Teaching Thursday: Graphic Novel Migration Architecture

The first week of my Migration Architecture class is over. With the anxieties of a new class and a new group of students waning, I am ready to talk about it. The class has three objectives, to introduce students to spatial analysis as a discursive tool, to explore the inherent tension between migration and architecture, and to compare the American melting pot of the 1920s to migration today. The ingredients are part GIS, part graphic novel, part civic-engagement, and part forensic archaeology. Yes, a crazy combination that tries desperately to throw the students into hands-on spatial representing and analyzing their own constructions. Yes, I’m terrified of what might happen if the students don’t follow the tutorials on georectification or geocoding. Teaching software to undergraduates, I have come to believe, is equivalent to teaching them how to write or draw. But I don't quite know how to do it right yet.

The first GIS exercise of the course begins next week. The students will take over data generated by my 2016 Summer Hackman scholars, Lizzy Wood and Cassie Garrison. We will take 16 blocks of ethnic Philadelphia, map all the buildings and link them with their occupants listed on the contemporary census. Rather than giving the students a handful of terrific books and articles on Philadelphia’s ethnic melting pot, I have assigned them a graphic novel, the re-issue of Will Eisner’s A Contract with God, which takes place in Bronx tenement in 1930. I have never taught the graphic novel, but I have participated in readings and seminars of a graphic novel course that my colleague Kerry Sherry Wright teaches at F&M’s English Department. The second graphic novel that my student will read is Joe Sacco’s Notes from Gaza, which dramatizes Sacco’s investigation on the events of Rafa and Khan Yunis refugee camp in Palestine. The Arab Comic exhibition that just opened at the Phillips Museum adds another point of reference for the students.   

Today, we discussed the three stories of Eisner’s Contract with God. We asked a simple question. What is the architectural dimensions in the book’s narrative. Visually represented in a graphic novel, those spaces are not just implied but a parallel narrative to the words. We talked about the history of tenements from the double tenement of the 1830s, the railroad tenement of the 1850s, and the dumbbell tenement of the 1879 legislation. Through Eisner’s illustrations, we could reconstruct the entire architecture, from the stoop to the superintendent’s basement apartment. In the initial discussion of the books, the students were a little dumbfounded by my questions. Professor, what do you mean by the architectural narrative? Going through the graphic novel and comparing one illustration across the other, the students realized that the novel gave a fairly complete vantage of most of the architectural studies. The subject of the stories was kind of rough, involving rape, suicide, theft, domestic abuse and promiscuous sex. The students were able to handle it. No trigger warnings were necessary. At the end of the day, I was relieved that this graphic experiment worked out OK.

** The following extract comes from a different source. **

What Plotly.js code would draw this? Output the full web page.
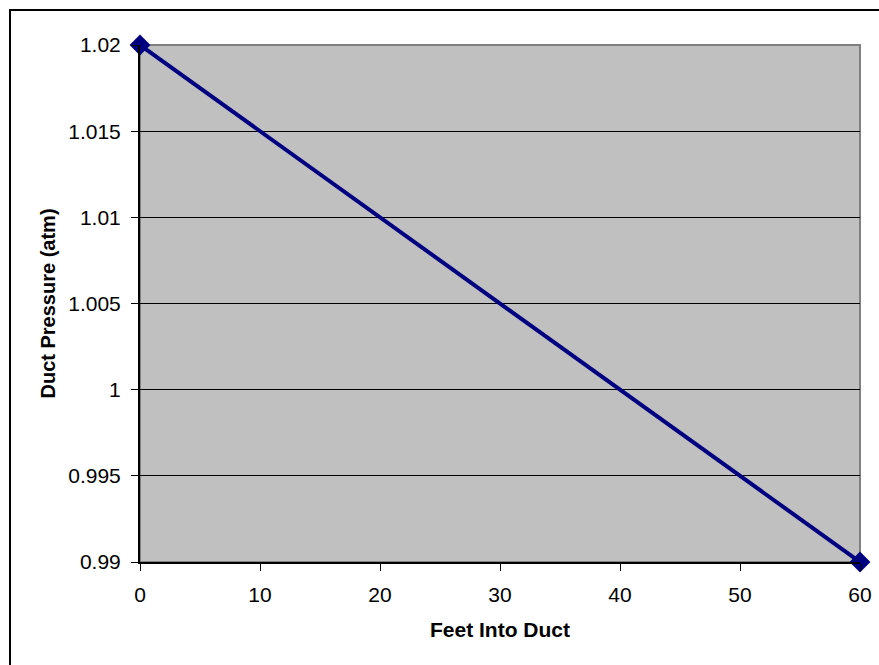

Eisner was one of many elements introduced. In just one week, the students have analyzed archival city maps at our Library Special Collections, were lectured on the architecture of the Jewish diaspora from the Temple of Solomon and the Tower of Babel to the Roman ghetto and the Russian pogroms. They learned about space, time, and form in archaeological analysis. And they also created a house database of family residence across three generations (the houses of their parents, grandparents, and great-grandparents) -- here they learned how difficult it is to get data even in your own family; they also learned of the great migration history that each student has brought to the class.